Scrape config (Prometheus, if you have one locally)

yaml
scrape_configs:
  - job_name: klaxon
    static_configs:
      - targets: ["localhost:3000", "localhost:3001"]
    metrics_path: /metrics
    scrape_interval: 15s

In production the OTel Collector does this scrape automatically via the prometheus receiver in deploy/helm/klaxon/templates/otel-collector-configmap.yaml.

Debug tips

  • No spans reaching OneUptime? Check kubectl logs <pod>-otel-collector.
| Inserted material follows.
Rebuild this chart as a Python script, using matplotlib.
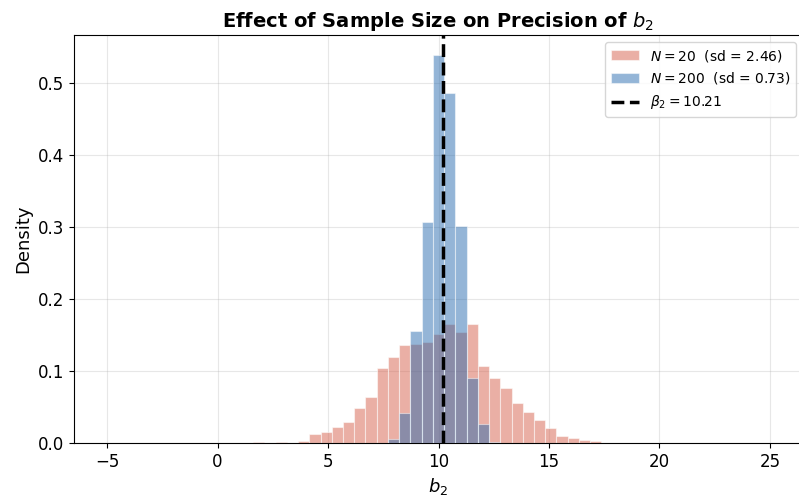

If you see failed to push data to exporter then the ONEUPTIME_OTLP_TOKEN is wrong or the endpoint is unreachable.
  • trace_id missing from log records? The layer ordering in klaxon-telemetry::init is load-bearing (OpenTelemetryLayer before the appender). Regressing this will let logs pass through without span context. Covered by a unit test in the crate.
  • Browser OTLP being CORS-blocked? The Collector's otlp.http.cors.allowed_origins must include your web origin — edit values.yaml::otelCollector.cors.allowedOrigins.
  • Eyeballing incoming signals in cluster? Flip values.yaml::otelCollector.debugExporter.enabled = true and redeploy; the Collector will then log pretty-printed spans/logs alongside forwarding them to OneUptime. Disable before production (it logs full payloads).
  • RN app not producing spans? Make sure EXPO_PUBLIC_OTEL_ENDPOINT is reachable from the device (not just the Metro dev server) — physical devices need your laptop's LAN IP, not localhost.